Der langweilige allgemeine Tenor, "Hannibal" sei nicht so spannend wie Jonathan Demmes Meisterstreich, stimmt zwar, aber ein zweiter Teil kann eben nie mit dem Überraschungseffekt des Vorgängers punkten. Eher hat man zeitweise das Gefühl, daß Ridley Scott ein wenig vor den Perversitäten des Romans kapitulieren mußte. Genüßlich zelebrierte Grausamkeiten und Tötungsrituale sind im Mainstream unverfilmbar - vor allem, wenn es ein programmierter Kassenerfolg werden soll -, und werden hier auch nur angedeutet. Und das ist kein leichtes Unterfangen bei einem der härtesten Horrorstoffe der letzten Zeit. Für den Nichtleser wirkt einiges ausgespart, und Lücken in Sachen Logik und Dramaturgie tun sich auf, während sich Scott bei Schlüsselszenen verschwörerisch an die Insider zu wenden scheint. So bleibt ersteren genug Zeit, sich den eingeflochtenen Betrachtungen über das Böse zu widmen. Hier gibt es Hierarchien und diffizile Unterscheidungen, wobei Harris´ Stereotyp vom kultivierten intelligenten Bösen als Faszinosum nicht gerade das Gelbe vom Ei ist.

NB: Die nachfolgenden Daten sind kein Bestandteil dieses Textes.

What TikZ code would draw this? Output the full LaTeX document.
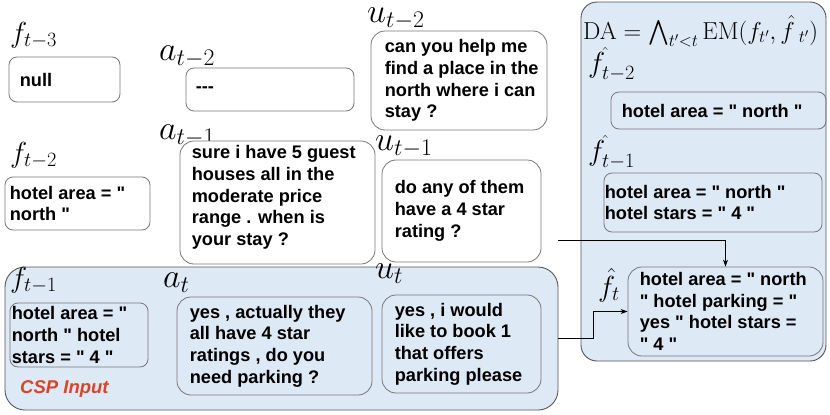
\RequirePackage{fix-cm}
\documentclass[tikz,border=0pt]{standalone}
\usepackage{exscale}
\usepackage[no-math]{fontspec}
\newfontfamily\lib{Liberation Sans}
\usetikzlibrary{arrows.meta,calc,fit}
\definecolor{panel}{HTML}{DEE9F6}
\definecolor{edge}{HTML}{555555}
\definecolor{inner}{HTML}{777777}
\definecolor{cspred}{HTML}{D9432B}
\begin{document}
\begin{tikzpicture}[x=1pt,y=-1pt,
 box/.style={draw=inner, line width=0.8pt, rounded corners=8pt, inner sep=0pt},
 bigbox/.style={box, rounded corners=14pt},
 panelbox/.style={draw=edge, fill=panel, line width=0.9pt, rounded corners=16pt, inner sep=0pt},
 txt/.style={anchor=west, align=left, inner sep=0pt, font=\lib\fontsize{18.2}{21.7}\selectfont\bfseries},
 lab/.style={anchor=base west, inner sep=0pt, font=\fontsize{34}{34}\selectfont},
 flab/.style={anchor=base west, inner sep=0pt, font=\fontsize{29}{29}\selectfont},
 arr/.style={draw=black, line width=1pt, -{Stealth[length=7pt,width=5pt]}}]
\useasboundingbox (0,0) rectangle (830,415);

% panels
\node[panelbox, fit={(581,2) (826,361)}] (da) {};
\node[panelbox, rounded corners=20pt, fit={(5,267) (558,410)}] (csp) {};

% labels
\node[flab] (lft3) at (10,42) {$f_{t-3}$};
\node[lab] (lat2) at (159,60) {$a_{t-2}$};
\node[lab] (lat1) at (159,139) {$a_{t-1}$};
\node[lab] (lut2) at (367,22) {$u_{t-2}$};
\node[lab] (lut1) at (375,150) {$u_{t-1}$};
\node[flab] (lft2) at (10,162) {$f_{t-2}$};
\node[flab] (lft1) at (10,287) {$f_{t-1}$};
\node[lab] (lat) at (163,287) {$a_t$};
\node[lab] (lut) at (375,278) {$u_t$};
\node[flab] (lfh2) at (588,72) {$f^{\hat{}}_{t-2}$};
\node[flab] (lfh1) at (588,160) {$f^{\hat{}}_{t-1}$};
\node[flab] (lfh) at (598,296) {$\hat{f}_t$};
\node[anchor=base west, inner sep=0pt, font=\fontsize{24.5}{24.5}\selectfont] (daf) at (583,39)
  {$\mathrm{DA}=\bigwedge_{t'<t}\mathrm{EM}(f_{t'},\hat{f}\,_{t'})$};

% boxes outside panels
\node[box, fill=white, fit={(9,57) (120,102)}] (null) {};
\node[txt] (tnull) at ($(null.west)+(11,0)$) {null};
\node[box, fill=white, fit={(186,68) (354,111)}] (dash) {};
\node[txt] (tdash) at ($(dash.west)+(10,0)$) {-{}-{}-};
\node[bigbox, fill=white, fit={(371,31) (547,130)}] (ut2) {};
\node[txt] (tut2) at ($(ut2.west)+(14,0)$) {can you help me\\find a place in the\\north where i can\\stay ?};
\node[bigbox, fill=white, fit={(180,141) (375,264)}] (at1) {};
\node[txt] (tat1) at ($(at1.west)+(12,-5)$) {sure i have 5 guest\\houses all in the\\moderate price\\range . when is\\your stay ?};
\node[bigbox, fill=white, fit={(382,160) (541,262)}] (ut1) {};
\node[txt] (tut1) at ($(ut1.west)+(13,0)$) {do any of them\\have a 4 star\\rating ?};
\node[box, fill=white, fit={(5,177) (150,230)}] (ft2) {};
\node[txt] (tft2) at ($(ft2.west)+(5,0)$) {hotel area = "\\north "};

% boxes in CSP panel
\node[box, fit={(10,303) (148,367)}] (ft1) {};
\node[txt] (tft1) at ($(ft1.west)+(2,0)$) {hotel area = "\\north " hotel\\stars = " 4 "};
\node[bigbox, fit={(177,297) (372,395)}] (at) {};
\node[txt] (tat) at ($(at.west)+(13,0)$) {yes , actually they\\all have 4 star\\ratings , do you\\need parking ?};
\node[bigbox, fit={(382,295) (541,393)}] (ut) {};
\node[txt] (tut) at ($(ut.west)+(13,0)$) {yes , i would\\like to book 1\\that offers\\parking please};
\node[txt, anchor=base west, font=\lib\fontsize{18.5}{21.7}\selectfont\bfseries\itshape, text=cspred] (cspl) at (20,393) {CSP Input};

% boxes in DA panel
\node[box, fit={(611,92) (826,129)}] (fh2) {};
\node[txt] (tfh2) at ($(fh2.west)+(11,0)$) {hotel area = " north "};
\node[box, fit={(604,173) (822,232)}] (fh1) {};
\node[txt] (tfh1) at ($(fh1.west)+(1,0)$) {hotel area = " north "\\hotel stars = " 4 "};
\node[bigbox, fit={(628,267) (823,356)}] (fht) {};
\node[txt] (tfht) at ($(fht.west)+(12,0)$) {hotel area = " north\\" hotel parking = "\\yes " hotel stars =\\" 4 "};

% connectors
\draw[arr] (csp.east) -- ++(35,0) |- (fht.west);
\coordinate (src) at (558,240);
\draw[arr] (src) -| (fht.north);
\end{tikzpicture}
\end{document}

Trotz aller kleinlichen Kritik zieht sich Scott sehr elegant aus der Affäre: Unter seinen wunderschön kühlen, ausgewaschenen Bildern scheint eine permanente Bedrohung zu lauern, und geschickt wandelt er den hochintelligenten Killer in einen vielleicht perversen, aber unheilbaren Romantiker mit exquisitem Geschmack, morbidem Charme und altmodischem Stil um, den Unschuld und Reinheit, aber auch erlesene Dinge faszinieren. Zitiert wird dazu ein wenig das "gothic" Schauermärchen, wenn etwa die Bestie die Schöne (Clarice im Abendkleid) auf dem Arm trägt, was dem Killer liebenswerte Züge verleiht. Anthony Hopkins bereitet seine Leib- und Magenrolle, die ihm zum großen Durchbruch verhalf, sichtliches Vergnügen, und er spart nicht mit Selbstironie und Süffisanz. Dem stilistisch virtuosen Ridley Scott (der mit "Alien" schon einmal ein Monster in den Kinomythos einbrachte) gelingt außerdem eine "nette" Schlußpointe und die Vorgabe, Hannibal Lecter, der immerhin bekennender Kannibale ist, endgültig als klassische Horrorfigur zu etablieren. Vor dem gemunkelten nächsten Teil kommt auf jeden Fall noch das Prequel "Roter Drache", das von Michael Mann ("Miami Vice") in den Eighties als "Manhunter" schon einmal verfilmt wurde. Ob das noch interessant ist, bleibt abzuwarten; "Hannibal" ist es auf jeden Fall.
Zwei Fakten zum Schluß: Der unkenntliche Gary Oldman taucht in den Credits nicht auf, und Spike Jonze ist in einer Nebenrolle zu sehen. Also schützt eure Leber!